Kingdom Street, located in the Paddington district of west-central London, measures 126 meters long. 
It was once the only Kingdom Street in the entire UK.

Microsoft's London headquarters is located in an office complex at the end of 2 Kingdom Street, covering approximately 2,500 square meters. 
The base, which consolidates many different offices scattered across London, opened in 2016.



Worship Street, formerly known as Hog Lane, was named around 1761 and is located in Hackney, east of central London. It runs approximately 592 meters long. 

What is inconsistent with its name is that there are no places of worship or other religious sites on this street.
At the end of the street, an unassuming building covered in black steel and glass facade is Amazon's British headquarters.
The 15-story oice building, which occupies about 60,000 square meters, opened in 2017.

The UK and London headquarters of the two IT companies, Amazon and Microsoft, featured in this body of work are on Worship Street and Kingdom Street respectively.

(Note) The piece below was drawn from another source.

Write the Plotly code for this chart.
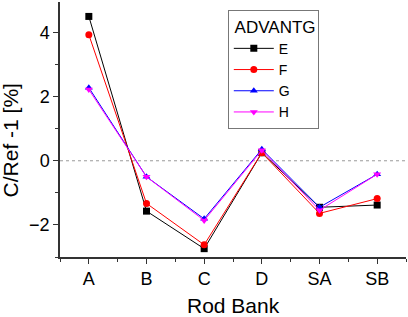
import plotly.graph_objects as go

categories = ["A", "B", "C", "D", "SA", "SB"]
series_names = ["E", "F", "G", "H"]
E = [4.50, -1.57, -2.74, 0.25, -1.45, -1.38]
F = [3.93, -1.33, -2.62, 0.25, -1.64, -1.18]
G = [2.28, -0.50, -1.81, 0.36, -1.45, -0.42]
H = [2.22, -0.50, -1.86, 0.33, -1.54, -0.42]
y_ticks = [-2, 0, 2, 4]
x_title = "Rod Bank"
y_title = "C/Ref -1 [%]"
legend_title = "ADVANTG"

colors = ["black", "red", "blue", "magenta"]
symbols = ["square", "circle", "triangle-up", "triangle-down"]
data = [E, F, G, H]

fig = go.Figure()
x_idx = list(range(len(categories)))
for name, vals, c, s in zip(series_names, data, colors, symbols):
    fig.add_trace(go.Scatter(
        x=x_idx, y=vals, name=name, mode="lines+markers",
        line=dict(color=c, width=1),
        marker=dict(symbol=s, color=c, size=7),
    ))

fig.add_shape(type="line", xref="paper", yref="y", x0=0, x1=1, y0=0, y1=0,
              line=dict(color="#999999", width=1, dash="dot"), layer="below")

fig.add_annotation(text=x_title, xref="paper", yref="paper", x=0.5, y=-0.192,
                   xanchor="center", yanchor="middle", showarrow=False,
                   font=dict(size=21))
fig.add_annotation(text=y_title, xref="paper", yref="paper", x=-0.1445, y=0.457,
                   xanchor="center", yanchor="middle", showarrow=False, textangle=-90,
                   font=dict(size=21))

fig.update_layout(
    width=408, height=317,
    margin=dict(l=60, r=2, t=2, b=60),
    paper_bgcolor="white", plot_bgcolor="white",
    font=dict(family="Liberation Sans, Arial, sans-serif", size=17, color="black"),
    showlegend=True,
    legend=dict(
        title=dict(text=" " + legend_title, font=dict(size=17)),
        x=0.485, y=0.97, xanchor="left", yanchor="top",
        bordercolor="#777777", borderwidth=1, bgcolor="white",
        font=dict(size=14), tracegroupgap=0, itemwidth=40,
    ),
    xaxis=dict(
        range=[-0.5, 5.5], tickmode="array", tickvals=x_idx, ticktext=categories,
        showgrid=False, zeroline=False, showline=True, linecolor="#333333", linewidth=1.5,
        ticks="outside", ticklen=5, tickcolor="#333333",
        minor=dict(tickvals=[i + 0.5 for i in range(-1, 6)], ticks="outside", ticklen=3, tickcolor="#333333"),
        tickfont=dict(size=18),
    ),
    yaxis=dict(
        range=[-3, 4.95], tickmode="array", tickvals=y_ticks,
        showgrid=False, zeroline=False, showline=True, linecolor="#333333", linewidth=1.5,
        ticks="outside", ticklen=5, tickcolor="#333333",
        minor=dict(tickvals=[-3, -1, 1, 3], ticks="outside", ticklen=3, tickcolor="#333333"),
        tickfont=dict(size=18),
    ),
)

fig.write_html("out.html", config={"displayModeBar": False},
               post_script="document.body.style.margin='0';document.body.style.overflow='hidden';")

We have no way of knowing if this was intentional or coincidental, but the two tech giants are indeed ubiquitous in everyday life today. I made lightboxes from the street signs of these two streets and mounted them up high in the exhibition space as the main light source, so that the other works in the exihibition and visitors are enveloped in the aura and atmosphere they exude.






4.3

Merchandise (A small selection)
Dimension Varies

A MTurk worker’s interpretation of a Bot
Handwritten recipe on a tote bag
A mousepad with the image of a palm, with the words ‘I SOLUMNLY SWEAR THAT I AM NOT A BOT’ written on it

To carry forward the labour relationships which began with the anonymous workers on MTurk, I have made personal merchandises of everyday items, such as mugs, cushions and blankets, from selected submissions that I have been collecting. As visitors to the exhibition make their selections and purchases of these custom-ordered items, the economic relationships between the workers and the artist would then involve them as well. These intimate items, which bear the impressions and thoughts of the workers, shall keep reminding us of them as distinctive individuals.